Setup grafana alert for job error rate
Closed, ResolvedPublic

Description

There should be some alert so that people can see things like 30x error rate increase from JobRunner. The logs are server-local and thus not in logstash. Having an alert would at least get people to know to check the logs and that there is an issue.

Event Timeline

aaron triaged this task as Low priority.Aug 16 2017, 7:14 PM
aaron moved this task from Inbox to Next: Goal-oriented on the Performance-Team board.
aaron removed aaron as the assignee of this task.Oct 2 2017, 6:08 PM

I suppose we can use jobrunner.runner-status.error.rate, sumSeries(jobrunner.pop.*.failed.*.rate), and sumSeries(jobrunner.pop.*.ok.*.rate) to make alerts in a Grafana dashboard.

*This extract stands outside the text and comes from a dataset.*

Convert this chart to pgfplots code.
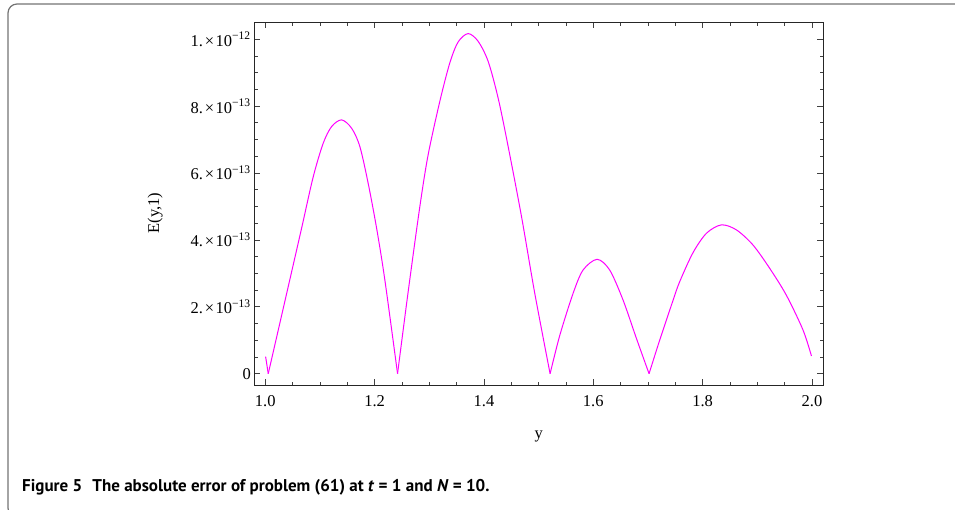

@aaron Nice. I recall there being an open issue about the absence of these logs (T172479), but I realise now that that is only about error details (which we could send to Logstash at some point). The counts are already available in Graphite indeed.

For the record, the Job Queue Health dashboard uses the same metric for its error graph:

https://grafana.wikimedia.org/dashboard/db/job-queue-health?panelId=17&fullscreen

I started a quick dashboard at https://grafana.wikimedia.org/dashboard/db/job-queue-alerts?orgId=1&from=now-12h&to=now with some alerts.

The job failure rate shows as 0/min in graphite which is suspect, though can't see an obvious reason for that.

I started a quick dashboard at https://grafana.wikimedia.org/dashboard/db/job-queue-alerts?orgId=1&from=now-12h&to=now with some alerts.

The job failure rate shows as 0/min in graphite which is suspect, though can't see an obvious reason for that.

Compared to https://grafana-admin.wikimedia.org/dashboard/db/job-queue-health?refresh=1m&orgId=1&panelId=17&fullscreen&edit, it needs scale(60) to be an accurate rate per minute. Right now it is an average rate per second . (Could also use aliasByNode(2) for clarity.)

See https://wikitech.wikimedia.org/wiki/Graphite#Extended_properties for more about .rate. Our smallest aggregation window in Graphite (for last 7 days) is 1 minute. It would've been nice for consistency if statsd's rate were also per-minute, but alas, statsd standardises on per-second instead.

Krinkle assigned this task to aaron.